DATA:
--- --- ---

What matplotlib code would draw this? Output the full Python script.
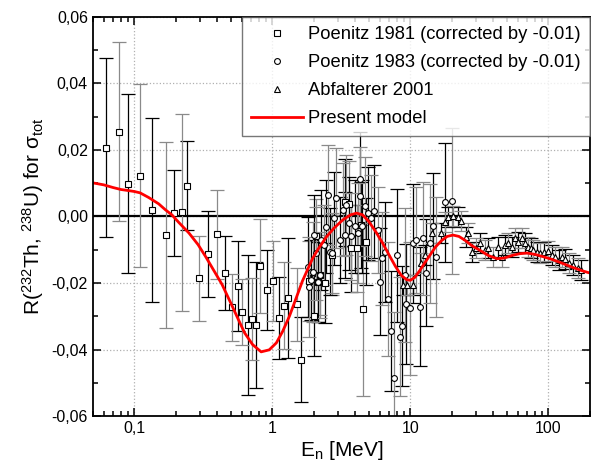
import numpy as np
import matplotlib.pyplot as plt
from matplotlib.ticker import FuncFormatter, LogLocator, MultipleLocator, NullFormatter

plt.rcParams['font.family'] = ['Liberation Sans', 'DejaVu Sans']
plt.rcParams['mathtext.fontset'] = 'custom'
plt.rcParams['mathtext.rm'] = 'Liberation Sans'
plt.rcParams['mathtext.it'] = 'Liberation Sans:italic'

# Poenitz 1981 (squares)
p81_e = [0.062, 0.077, 0.090, 0.110, 0.134, 0.170, 0.194, 0.220, 0.241, 0.293,
         0.344, 0.396, 0.452, 0.509, 0.563, 0.605, 0.665, 0.707, 0.765, 0.814,
         0.915, 1.01, 1.12, 1.22, 1.31, 1.52, 1.61, 1.86, 2.01, 2.08,
         2.13, 2.20, 2.39, 2.73, 3.34, 3.58, 3.73, 4.13, 4.37, 4.54, 4.74]
p81_r = [0.0207, 0.0255, 0.0099, 0.0123, 0.0019, -0.0056, 0.0010, 0.0013, 0.0092, -0.0186,
         -0.0113, -0.0054, -0.0170, -0.0273, -0.0208, -0.0287, -0.0326, -0.0309, -0.0326, -0.0149,
         -0.0220, -0.0193, -0.0306, -0.0268, -0.0245, -0.0264, -0.0431, -0.0193, -0.0300, -0.0059,
         -0.0196, -0.0176, -0.0199, -0.0116, 0.0042, 0.0038, -0.0096, -0.0096, -0.0026, -0.0279, -0.0076]
p81_err = [0.027, 0.027, 0.027, 0.0275, 0.0277, 0.028, 0.013, 0.0296, 0.0134, 0.0127,
           0.013, 0.0135, 0.011, 0.010, 0.0135, 0.010, 0.021, 0.0123, 0.019, 0.014,
           0.012, 0.012, 0.0123, 0.013, 0.018, 0.011, 0.0128, 0.012, 0.012, 0.011,
           0.012, 0.012, 0.012, 0.012, 0.013, 0.013, 0.013, 0.013, 0.013, 0.026, 0.013]

# Poenitz 1983 (circles)
p83_e = [1.81, 1.84, 1.91, 1.96, 2.02, 2.08, 2.14, 2.20, 2.26, 2.35,
         2.46, 2.55, 2.60, 2.72, 2.80, 2.90, 3.07, 3.25, 3.34, 3.43,
         3.57, 3.73, 3.97, 4.17, 4.29, 4.35, 4.46, 4.67, 4.95, 5.23,
         5.42, 5.83, 6.00, 6.27, 6.53, 6.89, 7.29, 7.62, 8.00, 8.40,
         8.77, 9.12, 9.38, 9.90, 10.45, 11.0, 11.7, 12.3, 13.0, 13.8,
         14.6, 15.4, 17.8, 20.1]
p83_r = [-0.0151, -0.0211, -0.0191, -0.0166, -0.0056, -0.0111, -0.0196, -0.0176, -0.0071, -0.0086,
         -0.0031, 0.0065, -0.0106, -0.0111, -0.0005, 0.0055, -0.0071, 0.0020, -0.0056, 0.0035,
         -0.0020, -0.0060, -0.0030, -0.0050, 0.0113, 0.0060, -0.0030, 0.0030, 0.0010, -0.0005,
         0.0015, -0.0040, -0.0196, -0.0126, -0.0106, -0.0248, -0.0344, -0.0487, -0.0116, -0.0361,
         -0.0329, -0.0176, -0.0263, -0.0276, -0.0081, -0.0071, -0.0271, -0.0066, -0.0169, -0.0081,
         -0.0029, -0.0121, 0.0042, 0.0047]
p83_err = [0.015, 0.015, 0.012, 0.015, 0.012, 0.014, 0.012, 0.013, 0.015, 0.012,
           0.014, 0.015, 0.013, 0.012, 0.014, 0.015, 0.013, 0.014, 0.013, 0.015,
           0.014, 0.013, 0.014, 0.015, 0.014, 0.015, 0.014, 0.015, 0.014, 0.013,
           0.014, 0.013, 0.016, 0.014, 0.015, 0.017, 0.018, 0.020, 0.020, 0.018,
           0.018, 0.020, 0.018, 0.020, 0.018, 0.016, 0.018, 0.017, 0.016, 0.018,
           0.016, 0.018, 0.018, 0.022]

# Abfalterer 2001 (triangles)
a01_e = [8.8, 9.4, 10.4, 12.0, 12.7, 14.4, 16.6, 17.8, 18.9, 20.4,
         22.2, 23.5, 25.2, 26.3, 27.9, 30.0, 32.0, 35.0, 36.8, 40.0,
         43.0, 46.0, 48.6, 51.4, 54.5, 57.6, 60.8, 64.4, 68.0, 71.8,
         75.0, 78.0, 82.5, 87.4, 93.0, 100, 106, 112, 119, 126,
         132, 142, 152, 163, 172]
a01_r = [-0.0206, -0.0206, -0.0206, -0.0141, -0.0116, -0.0050, -0.0050, -0.0016, -0.0001, 0.0002,
         -0.0001, -0.0013, -0.0061, -0.0049, -0.0106, -0.0095, -0.0081, -0.0101, -0.0096, -0.0121,
         -0.0091, -0.0121, -0.0086, -0.0081, -0.0091, -0.0066, -0.0076, -0.0064, -0.0081, -0.0091,
         -0.0095, -0.0101, -0.0106, -0.0111, -0.0108, -0.0103, -0.0116, -0.0121, -0.0131, -0.0121,
         -0.0129, -0.0141, -0.0146, -0.0156, -0.0161]
a01_err = [0.0030] * len(a01_e)

# Present model
model_e = [0.05, 0.06, 0.07, 0.08, 0.09, 0.10, 0.11, 0.127, 0.15, 0.168,
           0.187, 0.21, 0.249, 0.29, 0.329, 0.38, 0.433, 0.514, 0.575, 0.63,
           0.719, 0.83, 0.95, 1.07, 1.19, 1.33, 1.49, 1.65, 1.80, 1.96,
           2.15, 2.46, 2.8, 3.25, 3.7, 4.08, 4.5, 5.0, 5.6, 6.3,
           7.0, 7.8, 8.6, 9.4, 10.0, 10.8, 11.7, 12.8, 13.8, 15.2,
           16.8, 18.5, 20.4, 22.5, 25.0, 28.0, 32.0, 37.0, 42.6, 48.0,
           55.0, 62.0, 70.0, 80.0, 92.0, 108.0, 125.0, 150.0, 175.0, 200.0]
model_r = [0.0101, 0.0095, 0.0087, 0.0081, 0.0078, 0.0075, 0.0071, 0.0057, 0.0038, 0.0020,
           0.0005, -0.0018, -0.0050, -0.0085, -0.0121, -0.0165, -0.0205, -0.0271, -0.0315, -0.0350,
           -0.0385, -0.0407, -0.0401, -0.0380, -0.0345, -0.0300, -0.0245, -0.0195, -0.0160, -0.0126,
           -0.0098, -0.0062, -0.0035, -0.0010, 0.0005, 0.0010, 0.0005, -0.0015, -0.0045, -0.0080,
           -0.0115, -0.0150, -0.0177, -0.0190, -0.0192, -0.0183, -0.0163, -0.0138, -0.0118, -0.0092,
           -0.0073, -0.0060, -0.0056, -0.0060, -0.0072, -0.0088, -0.0102, -0.0118, -0.0127, -0.0125,
           -0.0117, -0.0112, -0.0110, -0.0114, -0.0121, -0.0130, -0.0140, -0.0153, -0.0163, -0.0170]

fig = plt.figure(figsize=(5.91, 4.68), dpi=100)
ax = fig.add_axes([0.157, 0.111, 0.841, 0.853])
ax.set_axisbelow(True)


def draw_set(e, r, err, marker, label):
    e = np.array(e)
    r = np.array(r)
    err = np.array(err)
    # alternate dark and grey bars, as in the original export
    for k, col in ((0, 'black'), (1, '#8a8a8a')):
        ax.errorbar(e[k::2], r[k::2], yerr=err[k::2], fmt='none', ecolor=col,
                    elinewidth=0.9, capsize=5, capthick=0.9, zorder=2)
    ax.plot(e, r, linestyle='none', marker=marker, markersize=4.2,
            markerfacecolor='white', markeredgecolor='black', markeredgewidth=0.8,
            zorder=3, label=label)


ax.axhline(0, color='black', lw=1.6, zorder=1)
draw_set(p81_e, p81_r, p81_err, 's', 'Poenitz 1981 (corrected by -0.01)')
draw_set(p83_e, p83_r, p83_err, 'o', 'Poenitz 1983 (corrected by -0.01)')
draw_set(a01_e, a01_r, a01_err, '^', 'Abfalterer 2001')
ax.plot(model_e, model_r, color='#ff0000', lw=2, zorder=4, label='Present model')

ax.set_xscale('log')
ax.set_xlim(0.05, 200)
ax.set_ylim(-0.06, 0.06)

ax.xaxis.set_major_locator(LogLocator(base=10, numticks=10))
ax.xaxis.set_minor_locator(LogLocator(base=10, subs=np.arange(2, 10), numticks=20))
ax.xaxis.set_minor_formatter(NullFormatter())
ax.xaxis.set_major_formatter(FuncFormatter(lambda v, p: ('%g' % v).replace('.', ',')))
ax.yaxis.set_major_locator(MultipleLocator(0.02))
ax.yaxis.set_minor_locator(MultipleLocator(0.01))
ax.yaxis.set_major_formatter(FuncFormatter(lambda v, p: ('%.2f' % (0 if abs(v) < 1e-9 else v)).replace('.', ',')))

ax.tick_params(which='both', direction='in', top=True, right=True, labelsize=11.5, width=1.1)
ax.tick_params(which='major', length=6)
ax.tick_params(which='minor', length=3.5)
for s in ax.spines.values():
    s.set_linewidth(1.3)
    s.set_zorder(5)

ax.grid(True, which='major', color='#b0b0b0', linestyle=':', linewidth=0.9)

ax.set_xlabel(r'E$_{\mathrm{n}}$ [MeV]', fontsize=15, labelpad=2)
ax.set_ylabel(r'R($^{232}$Th, $^{238}$U) for σ$_{\mathrm{tot}}$', fontsize=15, labelpad=4)

leg = ax.legend(loc='upper right', fontsize=13.2, frameon=True, fancybox=False,
                edgecolor='#555555', borderaxespad=0, handlelength=2.8,
                labelspacing=0.6, borderpad=0.5, handletextpad=0.3, numpoints=1)
leg.get_frame().set_linewidth(1.0)
leg.set_zorder(6)

fig.savefig('out.png', dpi=100)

--- --- ---

GIVEN EXERCISE:
Leave out the pictures and repeat the lines from the start of the material through the line with "0.013, 0.026, 0.013]", inclusive.

ANSWER IN FULL:
What matplotlib code would draw this? Output the full Python script.
import numpy as np
import matplotlib.pyplot as plt
from matplotlib.ticker import FuncFormatter, LogLocator, MultipleLocator, NullFormatter

plt.rcParams['font.family'] = ['Liberation Sans', 'DejaVu Sans']
plt.rcParams['mathtext.fontset'] = 'custom'
plt.rcParams['mathtext.rm'] = 'Liberation Sans'
plt.rcParams['mathtext.it'] = 'Liberation Sans:italic'

# Poenitz 1981 (squares)
p81_e = [0.062, 0.077, 0.090, 0.110, 0.134, 0.170, 0.194, 0.220, 0.241, 0.293,
         0.344, 0.396, 0.452, 0.509, 0.563, 0.605, 0.665, 0.707, 0.765, 0.814,
         0.915, 1.01, 1.12, 1.22, 1.31, 1.52, 1.61, 1.86, 2.01, 2.08,
         2.13, 2.20, 2.39, 2.73, 3.34, 3.58, 3.73, 4.13, 4.37, 4.54, 4.74]
p81_r = [0.0207, 0.0255, 0.0099, 0.0123, 0.0019, -0.0056, 0.0010, 0.0013, 0.0092, -0.0186,
         -0.0113, -0.0054, -0.0170, -0.0273, -0.0208, -0.0287, -0.0326, -0.0309, -0.0326, -0.0149,
         -0.0220, -0.0193, -0.0306, -0.0268, -0.0245, -0.0264, -0.0431, -0.0193, -0.0300, -0.0059,
         -0.0196, -0.0176, -0.0199, -0.0116, 0.0042, 0.0038, -0.0096, -0.0096, -0.0026, -0.0279, -0.0076]
p81_err = [0.027, 0.027, 0.027, 0.0275, 0.0277, 0.028, 0.013, 0.0296, 0.0134, 0.0127,
           0.013, 0.0135, 0.011, 0.010, 0.0135, 0.010, 0.021, 0.0123, 0.019, 0.014,
           0.012, 0.012, 0.0123, 0.013, 0.018, 0.011, 0.0128, 0.012, 0.012, 0.011,
           0.012, 0.012, 0.012, 0.012, 0.013, 0.013, 0.013, 0.013, 0.013, 0.026, 0.013]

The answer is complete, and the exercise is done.